InterSpeech 2021

Take a breath: Respiratory sounds improve recollection in synthetic speech
(3 minutes introduction)

Mikey Elmers (Universität des Saarlandes, Germany), Raphael Werner (Universität des Saarlandes, Germany), Beeke Muhlack (Universität des Saarlandes, Germany), Bernd Möbius (Universität des Saarlandes, Germany), Jürgen Trouvain (Universität des Saarlandes, Germany)
This study revisits Whalen et al. (1995, JASA) by evaluating English speaking participants in a perception experiment to determine if their recollection is affected by including breath noises in sentences generated by a speech synthesis system. Whalen found an improvement in recollection for sentences that were preceded by a breath noise compared to sentences without one.
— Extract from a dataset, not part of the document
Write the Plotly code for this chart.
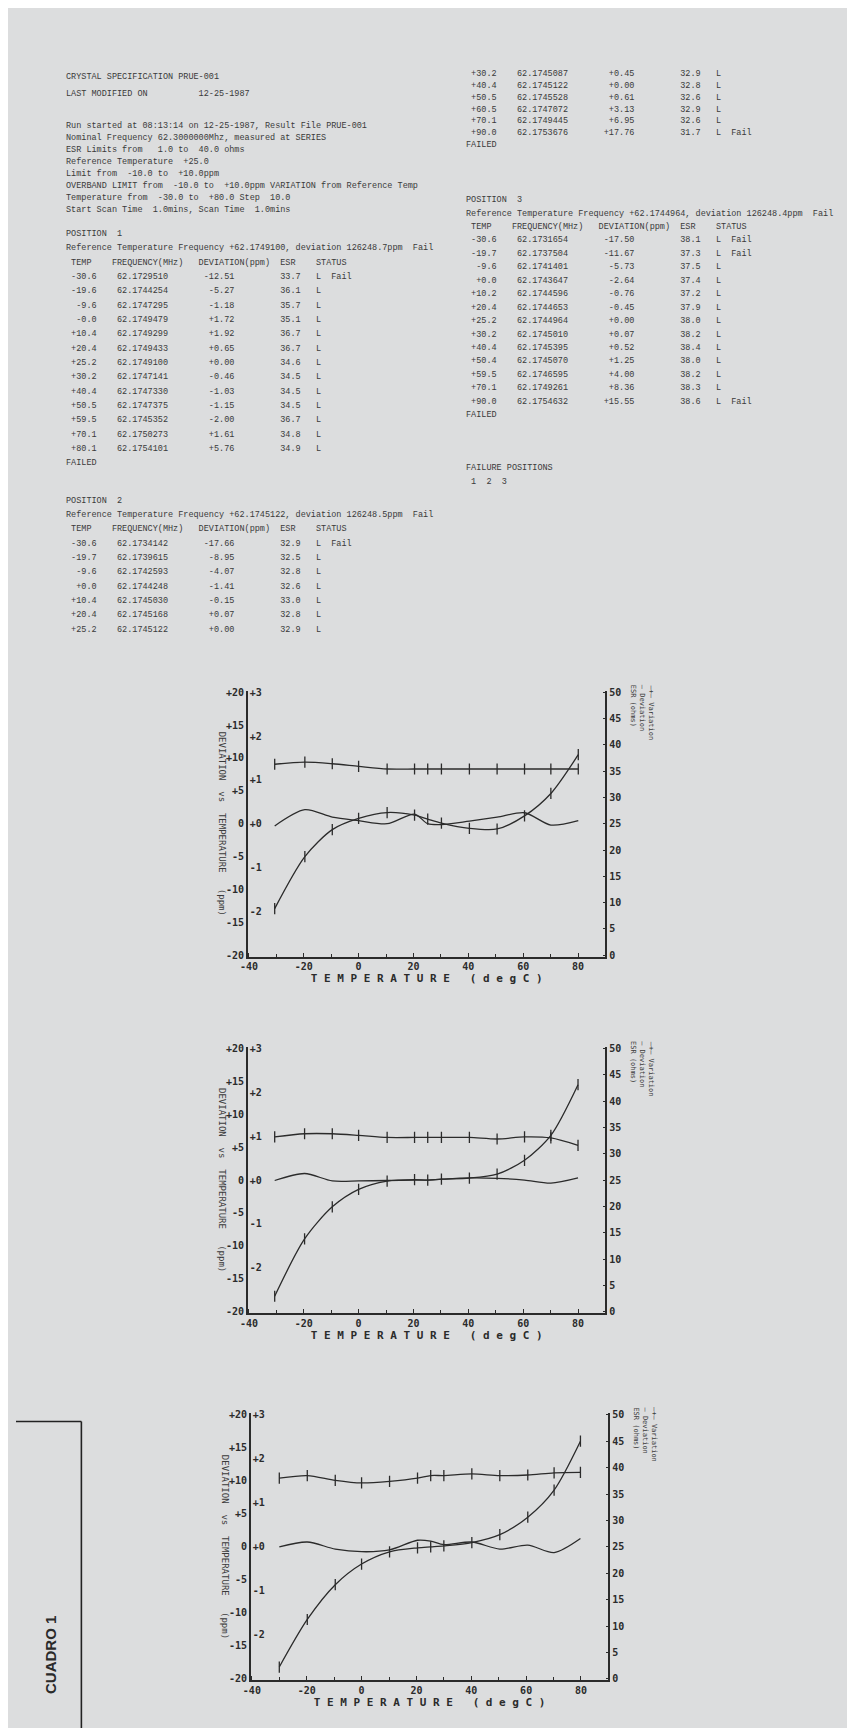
import plotly.graph_objects as go

W, H = 855, 1728

# ---------------- chart data ----------------
temps_p1 = [-30.6, -19.6, -9.6, 0.0, 10.4, 20.4, 25.2, 30.2, 40.4, 50.5, 60.5, 70.1, 80.1]
dev_p1 = [-12.9, -5.0, -0.9, 0.8, 1.7, 1.3, 0.7, 0.1, -0.7, -0.8, 1.2, 4.6, 10.5]
var_p1 = [-0.05, 0.32, 0.15, 0.07, 0.0, 0.22, 0.0, -0.02, 0.06, 0.15, 0.25, -0.03, 0.07]
esr_p1 = [36.3, 36.7, 36.4, 35.9, 35.4, 35.4, 35.4, 35.4, 35.4, 35.4, 35.4, 35.4, 35.4]

temps_p2 = [-30.6, -19.7, -9.6, 0.0, 10.4, 20.4, 25.2, 30.2, 40.4, 50.5, 60.5, 70.1, 80.0]
dev_p2 = [-17.66, -8.95, -4.07, -1.41, -0.15, 0.07, 0.0, 0.15, 0.3, 0.9, 3.0, 6.8, 14.5]
var_p2 = [-0.01, 0.15, -0.02, -0.02, -0.01, 0.0, 0.0, 0.02, 0.05, 0.04, 0.0, -0.07, 0.05]
esr_p2 = [33.2, 33.8, 33.8, 33.5, 33.1, 33.1, 33.1, 33.1, 33.1, 32.8, 33.2, 33.0, 31.6]

temps_p3 = [-30.0, -19.8, -9.6, 0.0, 10.2, 20.4, 25.2, 30.0, 40.2, 50.4, 60.6, 70.2, 79.8]
dev_p3 = [-18.2, -11.0, -5.73, -2.6, -0.75, -0.15, 0.0, 0.15, 0.65, 1.85, 4.5, 8.6, 16.0]
var_p3 = [0.0, 0.11, -0.05, -0.11, -0.07, 0.15, 0.13, 0.05, 0.11, -0.05, 0.04, -0.13, 0.19]
esr_p3 = [38.0, 38.5, 37.6, 37.1, 37.4, 38.0, 38.5, 38.5, 38.8, 38.5, 38.6, 39.0, 39.1]

x_ticks = [-40, -20, 0, 20, 40, 60, 80]
x_tick_labels = ["-40", "-20", "0", "20", "40", "60", "80"]
dev_ticks = [20, 15, 10, 5, 0, -5, -10, -15, -20]
dev_tick_labels = ["+20", "+15", "+10", "+5", "0", "-5", "-10", "-15", "-20"]
var_ticks = [3, 2, 1, 0, -1, -2]
var_tick_labels = ["+3", "+2", "+1", "+0", "-1", "-2"]
esr_ticks = [0, 5, 10, 15, 20, 25, 30, 35, 40, 45, 50]
esr_tick_labels = [str(v) for v in esr_ticks]

# ---------------- printout tables ----------------
pos1_temp = ["-30.6", "-19.6", "-9.6", "-0.0", "+10.4", "+20.4", "+25.2", "+30.2", "+40.4", "+50.5", "+59.5", "+70.1", "+80.1"]
pos1_freq = ["62.1729510", "62.1744254", "62.1747295", "62.1749479", "62.1749299", "62.1749433", "62.1749100",
             "62.1747141", "62.1747330", "62.1747375", "62.1745352", "62.1750273", "62.1754101"]
pos1_dev = ["-12.51", "-5.27", "-1.18", "+1.72", "+1.92", "+0.65", "+0.00", "-0.46", "-1.03", "-1.15", "-2.00", "+1.61", "+5.76"]
pos1_esr = ["33.7", "36.1", "35.7", "35.1", "36.7", "36.7", "34.6", "34.5", "34.5", "34.5", "36.7", "34.8", "34.9"]
pos1_stat = ["L  Fail"] + ["L"] * 12

pos2_temp = ["-30.6", "-19.7", "-9.6", "+0.0", "+10.4", "+20.4", "+25.2", "+30.2", "+40.4", "+50.5", "+60.5", "+70.1", "+90.0"]
pos2_freq = ["62.1734142", "62.1739615", "62.1742593", "62.1744248", "62.1745030", "62.1745168", "62.1745122",
             "62.1745087", "62.1745122", "62.1745528", "62.1747072", "62.1749445", "62.1753676"]
pos2_dev = ["-17.66", "-8.95", "-4.07", "-1.41", "-0.15", "+0.07", "+0.00", "+0.45", "+0.00", "+0.61", "+3.13", "+6.95", "+17.76"]
pos2_esr = ["32.9", "32.5", "32.8", "32.6", "33.0", "32.8", "32.9", "32.9", "32.8", "32.6", "32.9", "32.6", "31.7"]
pos2_stat = ["L  Fail"] + ["L"] * 11 + ["L  Fail"]

pos3_temp = ["-30.6", "-19.7", "-9.6", "+0.0", "+10.2", "+20.4", "+25.2", "+30.2", "+40.4", "+50.4", "+59.5", "+70.1", "+90.0"]
pos3_freq = ["62.1731654", "62.1737504", "62.1741401", "62.1743647", "62.1744596", "62.1744653", "62.1744964",
             "62.1745010", "62.1745395", "62.1745070", "62.1746595", "62.1749261", "62.1754632"]
pos3_dev = ["-17.50", "-11.67", "-5.73", "-2.64", "-0.76", "-0.45", "+0.00", "+0.07", "+0.52", "+1.25", "+4.00", "+8.36", "+15.55"]
pos3_esr = ["38.1", "37.3", "37.5", "37.4", "37.2", "37.9", "38.0", "38.2", "38.4", "38.0", "38.2", "38.3", "38.6"]
pos3_stat = ["L  Fail", "L  Fail"] + ["L"] * 10 + ["L  Fail"]

header_lines = [
    "Run started at 08:13:14 on 12-25-1987, Result File PRUE-001",
    "Nominal Frequency 62.3000000Mhz, measured at SERIES",
    "ESR Limits from   1.0 to  40.0 ohms",
    "Reference Temperature  +25.0",
    "Limit from  -10.0 to  +10.0ppm",
    "OVERBAND LIMIT from  -10.0 to  +10.0ppm VARIATION from Reference Temp",
    "Temperature from  -30.0 to  +80.0 Step  10.0",
    "Start Scan Time  1.0mins, Scan Time  1.0mins",
]
title_lines = ["CRYSTAL SPECIFICATION PRUE-001", "LAST MODIFIED ON          12-25-1987"]
ref_lines = [
    "Reference Temperature Frequency +62.1749100, deviation 126248.7ppm  Fail",
    "Reference Temperature Frequency +62.1745122, deviation 126248.5ppm  Fail",
    "Reference Temperature Frequency +62.1744964, deviation 126248.4ppm  Fail",
]
col_header = " TEMP    FREQUENCY(MHz)   DEVIATION(ppm)  ESR    STATUS"
failure_lines = ["FAILURE POSITIONS", " 1  2  3"]

x_title = "T E M P E R A T U R E   ( d e g C )"
left_title = "DEVIATION  vs  TEMPERATURE   (ppm)"
right_titles = ["ESR (ohms)", "— Deviation", "—+— Variation"]

# ---------------- styling / layout constants ----------------
BG = "#dcddde"
INK = "#2b2b2b"
TXT = "#3a3a3a"
MONO = "Liberation Mono"
PLOT_FONT = "DejaVu Sans Mono"

frames = [
    (234, 595, 682, 949),
    (234, 595, 1040, 1307),
    (237, 598, 1408, 1676),
]
series = [
    (temps_p1, dev_p1, var_p1, esr_p1),
    (temps_p2, dev_p2, var_p2, esr_p2),
    (temps_p3, dev_p3, var_p3, esr_p3),
]


def px(x):
    return x / W


def py(y):
    return 1 - y / H


fig = go.Figure()
layout = dict(
    width=W, height=H, margin=dict(l=0, r=0, t=0, b=0),
    paper_bgcolor=BG, plot_bgcolor="rgba(0,0,0,0)", showlegend=False,
)
annotations = []
shapes = []

tickfont = dict(family=PLOT_FONT, size=10, color=INK, weight="bold")

for i, ((l, r, t, b), (tx, dv, vr, es)) in enumerate(zip(frames, series)):
    k = i + 1
    xa = "x" if k == 1 else f"x{k}"
    ya_n = 3 * i + 1
    ya = ["y" if ya_n == 1 else f"y{ya_n}", f"y{ya_n + 1}", f"y{ya_n + 2}"]
    xkey = "xaxis" if k == 1 else f"xaxis{k}"
    ykeys = ["yaxis" if ya_n == 1 else f"yaxis{ya_n}", f"yaxis{ya_n + 1}", f"yaxis{ya_n + 2}"]

    layout[xkey] = dict(
        domain=[px(l), px(r)], anchor=ya[0], range=[-40.4, 90],
        tickvals=x_ticks, ticktext=x_tick_labels, tickfont=tickfont,
        ticklabeloverflow="allow",
        showline=True, linecolor=INK, linewidth=1.6, ticks="inside", ticklen=4,
        tickcolor=INK, showgrid=False, zeroline=False,
        minor=dict(dtick=10, ticks="inside", ticklen=3, tickcolor=INK),
        title=dict(text=x_title, font=dict(family=PLOT_FONT, size=11, color=INK, weight="bold"),
                   standoff=2),
    )
    layout[ykeys[0]] = dict(
        domain=[py(b), py(t)], anchor=xa, range=[-20.2, 20.2],
        tickvals=dev_ticks, ticktext=dev_tick_labels, tickfont=tickfont,
        showline=True, linecolor=INK, linewidth=1.6, ticks="", showgrid=False,
        zeroline=False,
    )
    layout[ykeys[1]] = dict(
        overlaying=ya[0], anchor="free", position=px(l) + 0.001, side="right",
        range=[-3.03, 3.03],
        tickvals=var_ticks, ticktext=var_tick_labels, tickfont=tickfont,
        showline=False, ticks="", showgrid=False, zeroline=False,
    )
    layout[ykeys[2]] = dict(
        overlaying=ya[0], anchor=xa, side="right", range=[-0.25, 50.25],
        tickvals=esr_ticks, ticktext=esr_tick_labels, tickfont=tickfont,
        showline=True, linecolor=INK, linewidth=1.6, ticks="inside", ticklen=3,
        tickcolor=INK, showgrid=False, zeroline=False,
    )

    line = dict(color=INK, width=1.3, shape="spline", smoothing=0.8)
    mk = dict(symbol="line-ns-open", size=8, line=dict(color=INK, width=1.3))
    fig.add_trace(go.Scatter(x=tx, y=dv, xaxis=xa, yaxis=ya[0], mode="lines+markers",
                             line=line, marker=mk, hoverinfo="skip"))
    fig.add_trace(go.Scatter(x=tx, y=vr, xaxis=xa, yaxis=ya[1], mode="lines",
                             line=line, hoverinfo="skip"))
    fig.add_trace(go.Scatter(x=tx, y=es, xaxis=xa, yaxis=ya[2], mode="lines+markers",
                             line=line, marker=mk, hoverinfo="skip"))

    annotations.append(dict(
        text=left_title, x=px(l - 26), y=py((t + b) / 2), xref="paper", yref="paper",
        textangle=90, showarrow=False, font=dict(family=PLOT_FONT, size=9, color=TXT),
        xanchor="center", yanchor="middle"))
    for j, rt in enumerate(right_titles):
        annotations.append(dict(
            text=rt, x=px(r + 28 + 9 * j), y=py(t - 8), xref="paper", yref="paper",
            textangle=90, showarrow=False, font=dict(family=PLOT_FONT, size=7, color=TXT),
            xanchor="center", yanchor="top"))


def text_line(s, x0, y0):
    annotations.append(dict(
        text=s.replace(" ", "&nbsp;"), x=px(x0), y=py(y0),
        xref="paper", yref="paper", showarrow=False, xanchor="left", yanchor="middle",
        font=dict(family=MONO, size=8.5, color=TXT)))


def row_text(t, f, d, e, s):
    return f"{t:>6}    {f:<10}       {d:>6}         {e:<4}   {s}"


def table(x0, y0, step, title, ref, rows, failed=True):
    y = y0
    if title:
        text_line(title, x0, y)
        y += step
        text_line(ref, x0, y)
        y += step
        text_line(col_header, x0, y)
        y += step
    for rw in rows:
        text_line(row_text(*rw), x0, y)
        y += step
    if failed:
        text_line("FAILED", x0, y)


XL, XR = 48, 452
text_line(title_lines[0], XL, 65)
text_line(title_lines[1], XL, 82)
for n, s in enumerate(header_lines):
    text_line(s, XL, 115 + 12 * n)

p1 = list(zip(pos1_temp, pos1_freq, pos1_dev, pos1_esr, pos1_stat))
p2 = list(zip(pos2_temp, pos2_freq, pos2_dev, pos2_esr, pos2_stat))
p3 = list(zip(pos3_temp, pos3_freq, pos3_dev, pos3_esr, pos3_stat))

table(XL, 223, 14.4, "POSITION  1", ref_lines[0], p1)
table(XL, 491, 14.4, "POSITION  2", ref_lines[1], p2[:7], failed=False)
table(XR, 62, 12, None, None, p2[7:])
table(XR, 189, 13.5, "POSITION  3", ref_lines[2], p3)
text_line(failure_lines[0], XR, 458)
text_line(failure_lines[1], XR, 472)

# CUADRO 1 box
shapes.append(dict(type="line", xref="paper", yref="paper", x0=px(0), x1=px(66),
                   y0=py(1416), y1=py(1416), line=dict(color="#222", width=1.6)))
shapes.append(dict(type="line", xref="paper", yref="paper", x0=px(66), x1=px(66),
                   y0=py(1416), y1=py(1728), line=dict(color="#222", width=1.6)))
annotations.append(dict(
    text="<b>CUADRO 1</b>", x=px(35), y=py(1651), xref="paper", yref="paper",
    textangle=-90, showarrow=False, font=dict(family="Liberation Sans", size=15, color="#2a2a2a"),
    xanchor="center", yanchor="middle"))

layout["annotations"] = annotations
layout["shapes"] = shapes
fig.update_layout(**layout)
fig.write_html("out.html")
While Whalen and colleagues used formant synthesis to render the English sentences, we use a modern concatenative synthesis system. The present study uses inhalations of three different lengths: 0 ms (no breath noise), 300 ms (short breath noise), and 600 ms (long breath noise). Our results are consistent with Whalen and colleagues for the 600 ms condition, but not for the 300 ms condition, indicating that not all inhalations improved recollection. The present study also found a significant effect for sentence length, illustrating that shorter sentences have higher accuracy for recollection than longer sentences. Overall, the present study indicates that respiratory sounds are important to the recollection of synthesized speech and that researchers should focus on longer and more complex types of speech, such as paragraphs or dialogues, for future studies.